Retranscription directe de Paul à propos des Cupets:
“En fait, les Cupets, c’est des petits animaux en cube qui peuvent se téléporter sur les tablettes. Il faut les acheter. Pour les téléporter, il faut appuyer sur la caméra, après vous pouvez voir …”  (hésitations,  il se met derrière la caméra, c’est-à-dire derrière la tablette, en disant comme moi en même temps qu’on le voit). “Au début, vous devez choisir le Cupets que vous voulez.” Il le caresse pour l’animer puis il va montrer comment téléporter la grenouille. Elle est encore dans la boîte, il explique comment rentrer le code. puis il en vient à la téléportation: “les personnages, c’est grâce aux dessins qu’ils ont sur la tête qu’on peut les voir … (sorte de doute), les téléporter. vous pouvez les accrocher à des porte-clefs, les collectionner”. Il a envie d’en faire la collection.

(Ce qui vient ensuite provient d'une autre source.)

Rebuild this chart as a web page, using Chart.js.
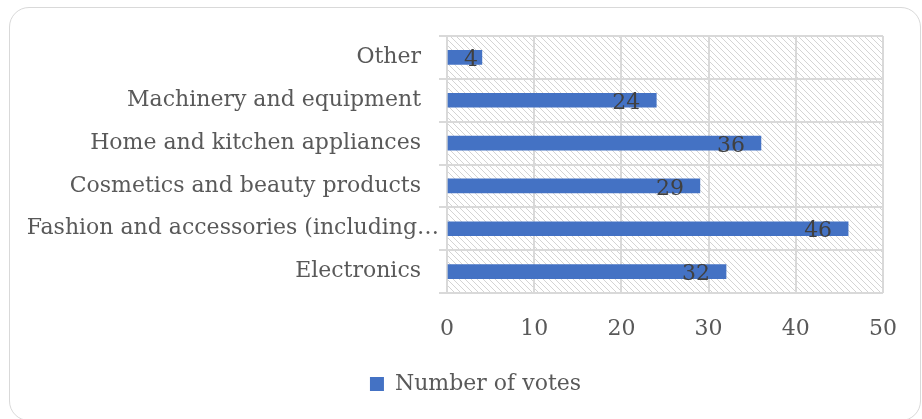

“Vous pouvez le caresser, vous pouvez lui faire des guilli avec la plume”. Il énonce presque toutes les actions de la liste à droite. “Vous pouvez jouer avec lui”  – il montre le ballon. “Vous pouvez jouer à des jeux. Quand il y a deux Cupets, vous pouvez jouer à CuTotem. Vous pouvez changer de visage, lui dire de mettre des mots, lui donner à manger; vous gagnez des niveaux en faisant ça, vous pouvez lui mettre des casquettes.”  Il  décide de montrer comment jouer à Cupets World, “au monde de la chauve-souris parce qu’il y a des mondes spéciaux faits que pour des Cupets, et hop!, et en plus le deuxième monde est gratuit. Au tout premier monde, il vous apprend comment faire des trucs, comment jouer. Il y a différents animaux, il y en a 12 et il y a un monde hiver mais je ne sais pas comment on le trouve il faut des animaux polaires.” Il revient vers son Cupets. “Vous pouvez lui mettre des chapeaux, des couronnes mais il faut les acheter et ça, c’est pour (…)” Il hésite et ne trouve pas les termes. “En fait je vais vous montrer comment on fait.” Il revient à une autre étape avec les descriptions des tubes couleurs-niveaux (à gauche). “Pour gagner l’énergie jaune, il faut faire ça (le caresser), pour gagner l’énergie rouge il faut lui faire du sport, gym, comme ça, et après ça monte, pour lui faire je ne sais plus comment ça s’appelle, et pour la nourriture il faut lui donner à manger”. “Ce qui est bien, c’est que si vous achetez  des chapeaux, vous pouvez vous en servir pour d’autres. Et même si vous êtes au niveau 20 d’un Cupets, vous achetez moins cher les autres choses” et il montre la nourriture – le hotdog vaut aussi pour le cochon.” Sinon ça coûte 750 pièces mais c’est pas beaucoup, parce que moi, je peux en gagner 1000, et quand il est sale, vous pouvez le laver. Il essaye ensuite de ne rien oublier des mini-jeux proposés pour finir par CuTotem dans lequel il faut aligner les faces de tous les Cupets superposés. Il ne donne aucun terme pour cette opération.